You review a week of posts, see a few spikes, and still cannot answer the question that matters: what should change next week? That is where a free X analytics stack helps. Each tool should handle a specific job, so you can move from raw numbers to a practical content decision.

Start with native X Analytics. Use it as the source of truth for your own account performance. It is the best place to check impressions, engagements, profile visits, follower movement, and which posts pulled attention. I use it first when I need to judge whether a new content angle is working or whether a strong post was just an outlier.

Then add one tool for public account research. SuperX is good for fast competitor checks, posting pattern scans, and rough benchmarks. Ilo Tools is better if you want a quick, zero-setup profile check and nothing more. Neither gives you the confidence of first-party data, but both are useful for questions like: which formats are getting traction in my niche, how often are peers posting, and which accounts are worth studying more closely?

The third tool should match your current bottleneck.

If you are trying to understand who follows you or where your audience clusters, use Fedica. If your job is finding adjacent accounts, searching bios, or comparing audience overlap, Followerwonk still does that better than many newer tools. If you care more about event hashtags, campaign keywords, or sponsor reporting, Tweet Binder is the cleaner fit. If your daily problem is getting posts written, scheduled, and reviewed without extra reporting overhead, Typefully or Buffer makes more sense.

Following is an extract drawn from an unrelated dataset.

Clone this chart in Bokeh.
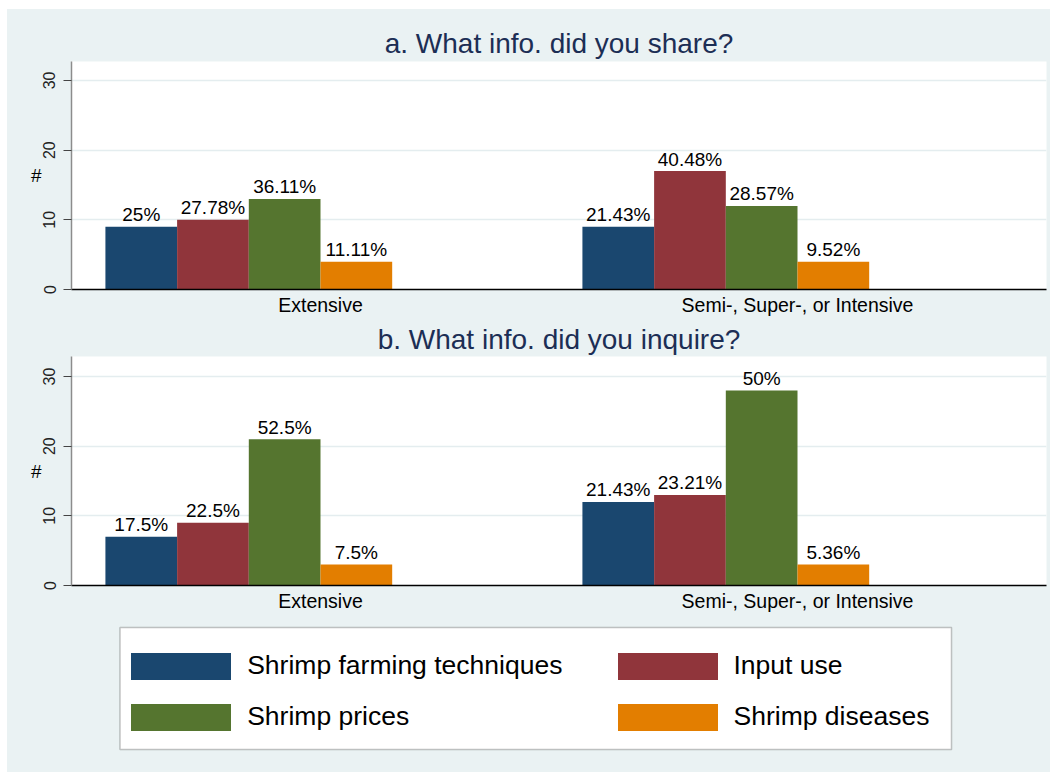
import math
from bokeh.plotting import figure
from bokeh.models import (Range1d, FixedTicker, Legend, LegendItem, BoxAnnotation,
                          ColumnDataSource)
from bokeh.layouts import column
from bokeh.embed import file_html
from bokeh.resources import INLINE
from bokeh.core.properties import value

# ---------------- data ----------------
categories = ["Extensive", "Semi-, Super-, or Intensive"]
series = ["Shrimp farming techniques", "Input use", "Shrimp prices", "Shrimp diseases"]
colors = ["#1A476F", "#90353B", "#55752F", "#E37E00"]

share_extensive = [9, 10, 13, 4]
share_intensive = [9, 17, 12, 4]
inquire_extensive = [7, 9, 21, 3]
inquire_intensive = [12, 13, 28, 3]

y_ticks = [0, 10, 20, 30]

# ---------------- style / layout ----------------
FONT = "Liberation Sans"
BG = "#EAF2F3"
TITLE_COLOR = "#1C2E55"
BW = 0.1503          # bar width in category units
LEFT_B, RIGHT_B, FRAME_W = 64, 4, 975


def make_panel(title, groups, frame_h, y_max, top_b, bottom_b, title_standoff):
    p = figure(frame_width=FRAME_W, frame_height=frame_h,
               x_range=Range1d(-0.522, 1.522), y_range=Range1d(0, y_max),
               output_backend="svg", toolbar_location=None,
               min_border_left=LEFT_B, min_border_right=RIGHT_B,
               min_border_top=top_b, min_border_bottom=bottom_b,
               background_fill_color="white", border_fill_color=BG,
               outline_line_color=None)
    xs, tops, cols, labels = [], [], [], []
    for g, vals in enumerate(groups):
        total = sum(vals)
        for s, v in enumerate(vals):
            xs.append(g + (s - 2.5) * BW)
            tops.append(v)
            cols.append(colors[s])
            labels.append(f"{round(100 * v / total, 2):g}%")
    src = ColumnDataSource(dict(x=xs, top=tops, color=cols, label=labels))
    p.vbar(x="x", top="top", width=BW, fill_color="color", line_color=None, source=src)
    p.text(x="x", y="top", text="label", source=src, text_align="center",
           text_baseline="alphabetic", y_offset=-12, text_font=value(FONT),
           text_font_size="19px", text_color="black")

    p.title.text = title
    p.title.align = "center"
    p.title.text_font = FONT
    p.title.text_font_size = "28px"
    p.title.text_font_style = "normal"
    p.title.text_color = TITLE_COLOR
    p.title.standoff = title_standoff

    xa = p.xaxis[0]
    xa.ticker = FixedTicker(ticks=[0, 1])
    xa.major_label_overrides = {0: categories[0], 1: categories[1]}
    xa.major_tick_line_color = None
    xa.major_tick_out = 0
    xa.major_tick_in = 0
    xa.minor_tick_line_color = None
    xa.axis_line_color = "black"
    xa.axis_line_width = 1.5
    xa.major_label_text_font = FONT
    xa.major_label_text_font_size = "19.5px"
    xa.major_label_text_color = "black"
    xa.major_label_standoff = 4
    p.xgrid.visible = False

    ya = p.yaxis[0]
    ya.ticker = FixedTicker(ticks=y_ticks)
    ya.major_label_orientation = "vertical"
    ya.major_label_text_font = FONT
    ya.major_label_text_font_size = "16px"
    ya.major_label_text_color = "#222222"
    ya.major_label_standoff = 8
    ya.major_tick_out = 8
    ya.major_tick_in = 0
    ya.major_tick_line_color = "#444444"
    ya.major_tick_line_width = 1.2
    ya.minor_tick_line_color = None
    ya.axis_line_color = "#8C8C8C"
    ya.axis_line_width = 1.5
    ya.axis_label = "#"
    ya.axis_label_orientation = "horizontal"
    ya.axis_label_text_font = FONT
    ya.axis_label_text_font_size = "19px"
    ya.axis_label_text_font_style = "normal"
    ya.axis_label_text_color = "black"
    ya.axis_label_standoff = -1
    p.ygrid.ticker = FixedTicker(ticks=y_ticks[1:])
    p.ygrid.grid_line_color = "#E4EDEF"
    p.ygrid.grid_line_width = 1.5
    return p, src


p_a, src_a = make_panel("a. What info. did you share?", [share_extensive, share_intensive],
                        228, 32.72, 52, 29, 6)
p_b, src_b = make_panel("b. What info. did you inquire?", [inquire_extensive, inquire_intensive],
                        229, 32.87, 38, 29, 4)

# ---------------- legend panel (page coordinates: x 71..1046, y 614..772) ----------------
pl = figure(frame_width=FRAME_W, frame_height=158,
            x_range=Range1d(71, 1046), y_range=Range1d(772, 614),
            output_backend="svg", toolbar_location=None,
            min_border_left=LEFT_B, min_border_right=RIGHT_B,
            min_border_top=0, min_border_bottom=0,
            x_axis_location=None, y_axis_location=None,
            background_fill_color=BG, border_fill_color=BG, outline_line_color=None)
pl.grid.visible = False
pl.add_layout(BoxAnnotation(left=119.5, right=951, top=627, bottom=749,
                            fill_color="white", fill_alpha=1.0,
                            line_color="#3A3A3A", line_width=1.5, level="underlay"))
# legend-only renderer: carries the series colours, draws nothing itself
nan = float("nan")
leg_src = ColumnDataSource(dict(x=[nan] * len(series), top=[nan] * len(series),
                                color=colors, name=series))
r_leg = pl.vbar(x="x", top="top", bottom="top", width=0.5, fill_color="color",
                line_color=None, source=leg_src)


def make_legend(idx, loc):
    return Legend(items=[LegendItem(label=series[i], renderers=[r_leg], index=i) for i in idx],
                  location=loc, orientation="vertical", glyph_width=125, glyph_height=34,
                  label_standoff=4, spacing=17, padding=0, margin=0,
                  border_line_color=None, background_fill_alpha=0,
                  label_text_font=FONT, label_text_font_size="26.5px",
                  label_text_color="black")


pl.add_layout(make_legend([0, 2], (47.2, 38.3)))
pl.add_layout(make_legend([1, 3], (533.5, 38.3)))

layout = column(p_a, p_b, pl, spacing=0, margin=(9, 0, 0, 7),
                styles={"background-color": BG})
open("out.html", "w").write(file_html(layout, INLINE))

That structure matters because free analytics tools break down in predictable ways. Native tools are strongest on your own performance. Public-profile tools are strongest for reconnaissance. Audience tools help with positioning and partnerships. Publishing tools keep your workflow clean, but they rarely answer deeper research questions.

A simple stack usually works best.

Use one tool for first-party account data, one for external benchmarking, and one for the gap that keeps slowing your decisions. For one creator, that gap is audience research. For another, it is campaign tracking. For a solo operator with limited time, it may just be getting clean reporting without opening five tabs.

The point is not to collect more dashboards. The point is to build a setup that helps you spot patterns, test a change, and review the result without a lot of friction.

If you only make one change after this, make it small and specific. Pick the tool that matches your next question, review your last seven days of posts, compare yourself with two relevant accounts, and write down three patterns worth repeating or dropping. That is enough to turn free X analytics into a working system instead of background noise.